I screwed a monitor pole to a piece of plywood that was about 2x2 ft. Monitor pole being one of those thing where you can put a two monitors on top of each other. The pole came with a couple of arms that would attach to a monitor. Instead I bolted a camera mount to that, put the camera in the mount. Basically the camera was looking straight down at the board. I covered the board with black felt and put the pictures on the felt.

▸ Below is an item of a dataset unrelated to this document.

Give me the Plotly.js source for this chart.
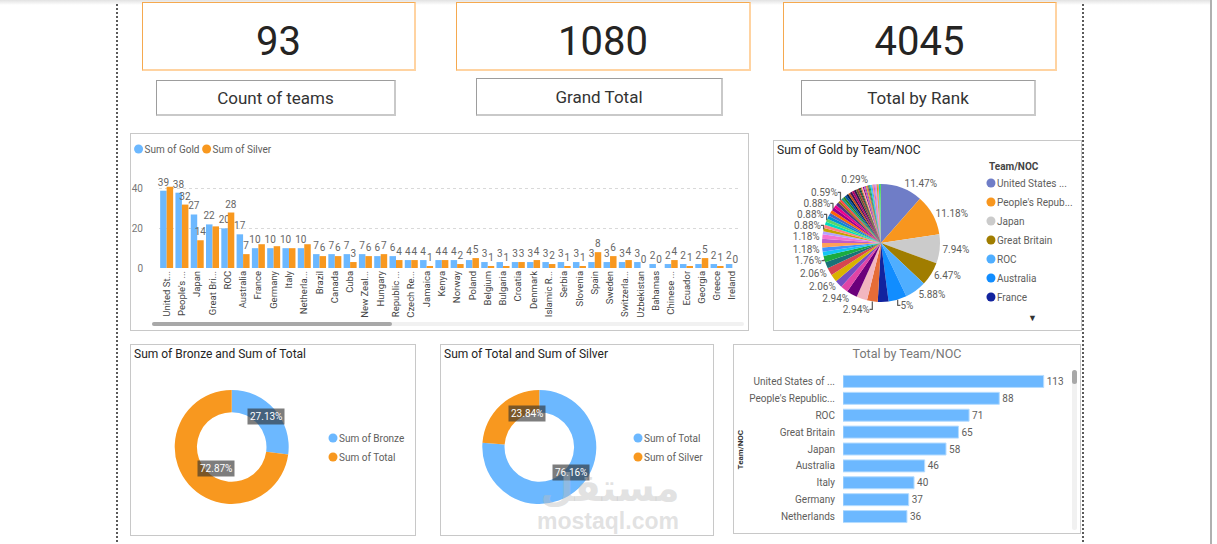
<!DOCTYPE html>
<html>
<head>
<meta charset="utf-8">
<script src="https://cdn.plot.ly/plotly-3.0.1.min.js"></script>
<style>
html,body{margin:0;padding:0;background:#fff;}
body{width:1217px;height:544px;position:relative;overflow:hidden;font-family:Roboto,'Open Sans',sans-serif;}
.a{position:absolute;}
.topshade{left:0;top:0;width:1211px;height:5px;background:linear-gradient(#e2e2e2,#ffffff);}
.vline{top:4px;width:2px;height:540px;background:repeating-linear-gradient(to bottom,#5a5a5a 0 2px,transparent 2px 4px);}
.rline{left:1210px;top:0;width:2px;height:544px;background:#b0b0b0;}
.kpi{position:absolute;box-sizing:border-box;border:1px solid #F5A94F;border-right:2px solid #FFD3A1;border-bottom:2px solid #FFD3A1;background:#fff;}
.kpi span{position:absolute;left:0;right:0;text-align:center;font-size:40px;line-height:40px;color:#252423;}
.lbl{position:absolute;box-sizing:border-box;border:1px solid #9d9d9d;border-right:2px solid #c9c9c9;border-bottom:2px solid #c9c9c9;display:flex;align-items:center;justify-content:center;font-size:17px;color:#333;background:#fff;}
.panel{position:absolute;box-sizing:border-box;border:1px solid #c8c8c8;background:#fff;}
.plot{position:absolute;left:0;top:0;}
.track{position:absolute;background:#f1f1f1;border-radius:3px;}
.thumb{position:absolute;background:#a8a8a8;border-radius:3px;}
.wm{position:absolute;color:rgba(190,190,190,0.45);font-weight:bold;pointer-events:none;text-align:center;}
</style>
</head>
<body>
<div class="a topshade"></div>
<div class="a vline" style="left:116px"></div>
<div class="a vline" style="left:1082px"></div>
<div class="a rline"></div>
<div id="cards"></div>

<div class="panel" style="left:130px;top:133px;width:619px;height:198px;">
  <div id="barChart" class="plot"></div>
  <div class="track" style="left:21px;top:188px;width:592px;height:4px;"></div>
  <div class="thumb" style="left:21px;top:188px;width:240px;height:4px;"></div>
</div>
<div class="panel" style="left:773px;top:140px;width:309px;height:191px;">
  <div id="pieChart" class="plot"></div>
  <div class="a" style="left:254px;top:172px;font-size:9px;color:#333;">▼</div>
</div>
<div class="panel" style="left:130px;top:344px;width:286px;height:192px;">
  <div id="donut1" class="plot"></div>
</div>
<div class="panel" style="left:440px;top:344px;width:274px;height:192px;">
  <div id="donut2" class="plot"></div>
</div>
<div class="panel" style="left:733px;top:344px;width:348px;height:190px;">
  <div id="hbarChart" class="plot"></div>
  <div class="track" style="left:338px;top:25px;width:5px;height:160px;"></div>
  <div class="thumb" style="left:338px;top:25px;width:5px;height:14px;"></div>
</div>
<div class="wm" style="left:530px;top:471px;width:160px;font-size:38px;line-height:34px;height:34px;font-family:'DejaVu Sans',sans-serif;">مستقل</div>
<div class="wm" style="left:520px;top:509px;width:176px;font-size:23px;line-height:24px;height:24px;font-family:'Liberation Sans',Arial,sans-serif;">mostaql.com</div>

<script>
// ---------------- DATA ----------------
const kpiValues = [93, 1080, 4045];
const kpiLabels = ["Count of teams", "Grand Total", "Total by Rank"];

const barTickLabels = ["United St...","People's ...","Japan","Great Bri...","ROC","Australia","France","Germany","Italy","Netherla...","Brazil","Canada","Cuba","New Zeal...","Hungary","Republic ...","Czech Re...","Jamaica","Kenya","Norway","Poland","Belgium","Bulgaria","Croatia","Denmark","Islamic R...","Serbia","Slovenia","Spain","Sweden","Switzerla...","Uzbekistan","Bahamas","Chinese ...","Ecuador","Georgia","Greece","Ireland"];
const barGold   = [39,38,27,22,20,17,10,10,10,10,7,7,7,7,6,6,4,4,4,4,4,3,3,3,3,3,3,3,3,3,3,3,2,2,2,2,2,2];
const barSilver = [41,32,14,21,28,7,12,11,10,12,6,6,3,6,7,4,4,1,4,2,5,1,1,3,4,2,1,1,8,6,4,0,0,4,1,5,1,0];

const pieTeams = ["United States of America","People's Republic of China","Japan","Great Britain","ROC","Australia","France","Germany","Italy","Netherlands","Brazil","Canada","Cuba","New Zealand","Hungary","Republic of Korea","Czech Republic","Jamaica","Kenya","Norway","Poland","Belgium","Bulgaria","Croatia","Denmark","Islamic Republic of Iran","Serbia","Slovenia","Spain","Sweden","Switzerland","Uzbekistan","Bahamas","Chinese Taipei","Ecuador","Georgia","Greece","Ireland","Israel","Kosovo","Qatar","Turkey","Uganda","Austria","Belarus","Bermuda","Egypt","Estonia","Ethiopia","Fiji","Hong Kong, China","India","Indonesia","Latvia","Morocco","Philippines","Portugal","Puerto Rico","Romania","Slovakia","South Africa","Thailand","Tunisia","Ukraine","Venezuela"];
const pieGold = [39,38,27,22,20,17,10,10,10,10,7,7,7,7,6,6,4,4,4,4,4,3,3,3,3,3,3,3,3,3,3,3,2,2,2,2,2,2,2,2,2,2,2,1,1,1,1,1,1,1,1,1,1,1,1,1,1,1,1,1,1,1,1,1,1];
const pieLabeledSlices = [0,1,2,3,4,5,7,9,11,13,15,17,20,22,25,29,33,55];
const pieLegendVisible = 7;

const hbarLabels = ["United States of ...","People's Republic...","ROC","Great Britain","Japan","Australia","Italy","Germany","Netherlands"];
const hbarTotals = [113,88,71,65,58,46,40,37,36];

const donut1Labels = ["Sum of Bronze","Sum of Total"];
const donut1Values = [402,1080];
const donut2Labels = ["Sum of Total","Sum of Silver"];
const donut2Values = [1080,338];

// ---------------- STYLE ----------------
const FONT = "Roboto, 'Open Sans', sans-serif";
const BLUE = '#6CB8FF', ORANGE = '#F8981F';
const TXT = '#605E5C';
const pieColors = ['#6F7DC7','#F8961E','#CBCBCB','#A07D00','#4FAEFF','#118DFF','#12239E','#E66C37','#F2B6BF','#6B007B','#E044A7','#744EC2','#D9B300','#D64550','#197278','#1AAB40','#15C6F4','#4092FF','#FFA058','#BE5DC9','#F472D0','#B5A1FF','#C4A200','#FF8080','#00DBBC','#5BD667','#0091D5','#4668C5','#FF6300','#99008A','#EC008C','#533285','#99700A','#FF4141','#1F9A85','#25891C','#0057A2','#002050','#C94F0F','#450F54','#B60064','#34124F','#6A5A29','#BA141A','#0C3D37','#0B511F'];
const cfg = {displayModeBar:false, staticPlot:true};

// ---------------- KPI CARDS ----------------
const cardBoxes = [[142,2,274,69],[456,2,295,69],[783,2,274,69]];
const lblBoxes = [[156,80,240,36],[476,78,247,38],[801,80,235,36]];
const cards = document.getElementById('cards');
kpiValues.forEach((v,i)=>{
  const c = document.createElement('div'); c.className='kpi';
  const b = cardBoxes[i];
  c.style.cssText = `left:${b[0]}px;top:${b[1]}px;width:${b[2]}px;height:${b[3]}px;`;
  const s = document.createElement('span'); s.style.top='19px'; s.textContent = String(v);
  c.appendChild(s); cards.appendChild(c);
  const l = document.createElement('div'); l.className='lbl';
  const lb = lblBoxes[i];
  l.style.cssText = `left:${lb[0]}px;top:${lb[1]}px;width:${lb[2]}px;height:${lb[3]}px;`;
  l.textContent = kpiLabels[i]; cards.appendChild(l);
});

function roundLegend(gd, shift){
  gd.querySelectorAll('.legendpoints path').forEach(p=>{
    const r=4.5, c=shift;
    p.setAttribute('d',`M${c+r},0A${r},${r} 0 1,1 ${c-r},0A${r},${r} 0 1,1 ${c+r},0Z`);
  });
}

// ---------------- BAR CHART ----------------
const silverText = barSilver.map((s,i)=> (barGold[i]>=10 && Math.abs(barGold[i]-s)<5) ? '' : String(s));
const barCommon = {type:'bar', textposition:'outside', cliponaxis:false, constraintext:'none', textangle:0,
  outsidetextfont:{family:FONT,size:10,color:'#666'}, hoverinfo:'skip'};
const barLegendBase = {orientation:'h', xref:'paper', yref:'paper', y:1.2247, xanchor:'left', yanchor:'top',
  font:{family:FONT,size:10,color:TXT}, bgcolor:'rgba(0,0,0,0)'};
Plotly.newPlot('barChart', [
  Object.assign({}, barCommon, {name:'Sum of Gold', legend:'legend', x:barTickLabels, y:barGold, text:barGold.map(String), marker:{color:BLUE}}),
  Object.assign({}, barCommon, {name:'Sum of Silver', legend:'legend2', x:barTickLabels, y:barSilver, text:silverText, marker:{color:ORANGE}})
], {
  width:617, height:196, margin:{l:28.4, r:8, t:25.4, b:62, autoexpand:false},
  paper_bgcolor:'rgba(0,0,0,0)', plot_bgcolor:'rgba(0,0,0,0)',
  barmode:'group', bargap:0.15, bargroupgap:0,
  font:{family:FONT, color:TXT},
  showlegend:true,
  legend:Object.assign({}, barLegendBase, {x:(-26-28.4)/580.6}),
  legend2:Object.assign({}, barLegendBase, {x:(42-28.4)/580.6}),
  xaxis:{type:'category', tickangle:-90, tickfont:{family:FONT,size:9.5,color:'#444'}, showgrid:false, zeroline:false, showline:false, ticks:'', fixedrange:true},
  yaxis:{range:[0,55], tickvals:[0,20,40], showgrid:true, gridcolor:'#d9d9d9', griddash:'dot', zeroline:false, showline:false,
    ticks:'outside', ticklen:13, tickcolor:'rgba(0,0,0,0)', tickfont:{family:FONT,size:10,color:'#777'}}
}, cfg).then(gd=>roundLegend(gd,14));

// ---------------- PIE CHART ----------------
const goldSum = pieGold.reduce((a,b)=>a+b,0);
const pieText = pieGold.map((v,i)=> pieLabeledSlices.includes(i) ? (parseFloat((v/goldSum*100).toFixed(2)))+'%' : '');
const pieNames = pieTeams.map(n=> n.length>14 ? n.slice(0,14)+'...' : n);
const pieSliceColors = pieGold.map((v,i)=> pieColors[i < pieColors.length ? i : 7 + ((i - pieColors.length) % (pieColors.length-7))]);
Plotly.newPlot('pieChart', [{
  type:'pie', labels:pieNames, values:pieGold, sort:false, direction:'clockwise', rotation:0,
  marker:{colors:pieSliceColors, line:{width:0}},
  text:pieText, textinfo:'text', textposition:'outside', automargin:false,
  outsidetextfont:{family:FONT,size:10,color:TXT},
  domain:{x:[0.1564,0.5407], y:[0.148,0.772]}, hoverinfo:'skip'
}], {
  width:307, height:189, margin:{l:0,r:0,t:0,b:0,autoexpand:false},
  paper_bgcolor:'rgba(0,0,0,0)',
  title:{text:'Sum of Gold by Team/NOC', font:{family:FONT,size:12,color:'#252423'}, xref:'container', yref:'container', x:0.01, xanchor:'left', y:0.952, yanchor:'middle'},
  showlegend:true,
  legend:{xref:'container', yref:'container', x:0.596, y:0.8545, xanchor:'left', yanchor:'top', maxheight:140,
    font:{family:FONT,size:10,color:TXT}, bgcolor:'rgba(0,0,0,0)'},
  annotations:[{xref:'paper', yref:'paper', x:213/307, y:1-25/189, xanchor:'left', yanchor:'middle', showarrow:false,
    text:'<b>Team/NOC</b>', font:{family:FONT,size:10,color:'#444'}}]
}, cfg).then(gd=>{
  roundLegend(gd,14);
  // the legend box only shows its first entries (the rest sit behind the scroll arrow)
  gd.querySelectorAll('.legend .traces').forEach((g,i)=>{ if(i >= pieLegendVisible) g.remove(); });
  gd.querySelectorAll('.legend .scrollbar').forEach(s=>s.remove());
});

// ---------------- DONUTS ----------------
function donutAnnots(values, cx, cy, rMid, W, H){
  const total = values.reduce((a,b)=>a+b,0);
  let cum = 0;
  return values.map(v=>{
    const mid = (cum + v/2)/total*2*Math.PI; cum += v;
    const x = cx + rMid*Math.sin(mid), y = cy - rMid*Math.cos(mid);
    return {xref:'paper', yref:'paper', x:x/W, y:1-y/H, showarrow:false,
      text:(v/total*100).toFixed(2)+'%', bgcolor:'rgba(45,45,45,0.62)', borderpad:2,
      font:{family:FONT,size:10,color:'#fff'}};
  });
}
function donut(id, labels, values, colors, title, W, H, cx, legendX){
  const cy = 102, r = 57;
  Plotly.newPlot(id, [{
    type:'pie', labels:labels, values:values, hole:0.61, sort:false, direction:'clockwise', rotation:0,
    marker:{colors:colors, line:{width:0}}, textinfo:'none', hoverinfo:'skip',
    domain:{x:[(cx-r)/W,(cx+r)/W], y:[(H-cy-r)/H,(H-cy+r)/H]}
  }], {
    width:W, height:H, margin:{l:0,r:0,t:0,b:0,autoexpand:false}, paper_bgcolor:'rgba(0,0,0,0)',
    title:{text:title, font:{family:FONT,size:12,color:'#252423'}, xref:'container', yref:'container', x:3/W, xanchor:'left', y:1-8.5/H, yanchor:'middle'},
    showlegend:true,
    legend:{xref:'container', yref:'container', x:legendX/W, y:1-78.5/H, xanchor:'left', yanchor:'top',
      font:{family:FONT,size:10,color:TXT}, bgcolor:'rgba(0,0,0,0)'},
    annotations: donutAnnots(values, cx, cy, (r + r*0.61)/2, W, H)
  }, cfg).then(gd=>roundLegend(gd,14));
}
donut('donut1', donut1Labels, donut1Values, [BLUE, ORANGE], 'Sum of Bronze and Sum of Total', 284, 190, 100.7, 168);
donut('donut2', donut2Labels, donut2Values, [BLUE, ORANGE], 'Sum of Total and Sum of Silver', 272, 190, 98.3, 163);

// ---------------- HORIZONTAL BAR ----------------
Plotly.newPlot('hbarChart', [{
  type:'bar', orientation:'h', x:hbarTotals, y:hbarLabels, text:hbarTotals.map(String), textposition:'outside',
  cliponaxis:false, constraintext:'none', outsidetextfont:{family:FONT,size:10,color:TXT},
  marker:{color:BLUE, line:{color:'#b5dcff', width:1}}, hoverinfo:'skip'
}], {
  width:346, height:188, margin:{l:108.7, r:15, t:27.9, b:8.1, autoexpand:false},
  paper_bgcolor:'rgba(0,0,0,0)', plot_bgcolor:'rgba(0,0,0,0)', bargap:0.29, showlegend:false,
  title:{text:'Total by Team/NOC', font:{family:FONT,size:12.5,color:'#777'}, xref:'container', yref:'container', x:0.5, xanchor:'center', y:1-8.5/188, yanchor:'middle'},
  xaxis:{range:[0,125], visible:false, fixedrange:true},
  yaxis:{type:'category', autorange:'reversed', showgrid:false, zeroline:false, showline:false,
    ticks:'outside', ticklen:5, tickcolor:'rgba(0,0,0,0)', tickfont:{family:FONT,size:10,color:TXT}},
  annotations:[{xref:'paper', yref:'paper', x:(740-842.7)/222.3, y:0.5, textangle:-90, showarrow:false, xanchor:'center', yanchor:'middle',
    text:'<b>Team/NOC</b>', font:{family:FONT,size:8,color:'#333'}}]
}, cfg);
</script>
</body>
</html>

I used an 85mm lens because it was the sharpest thing i had. It wouldn't focus that close so I had to add extension tubes but that was no big deal. I also bought 4 cheap led lights desk lamps at wal fart and put those on both side shining light at as flat an angle as possible. This let me shoot at low iso's without super slow shutter speed. My camera had an hdmi out, so i ran that to a small tv that i could have on the same table. That let me manual focus and get it incredibly sharp, even with a thin depth of field.
Sometimes the picture would not lay flat. For those, I took a piece of glass out of a picture frame, cleaned the shit out of it, so no streaks, smears, etc and put that on top of the pictures to mash them flat.
Total cost, not counting camera, lens, and camera mount, that I already had, was under $100.
Oh I also C Clamped the board to the table just to try to take out any chance of vibration induced blur.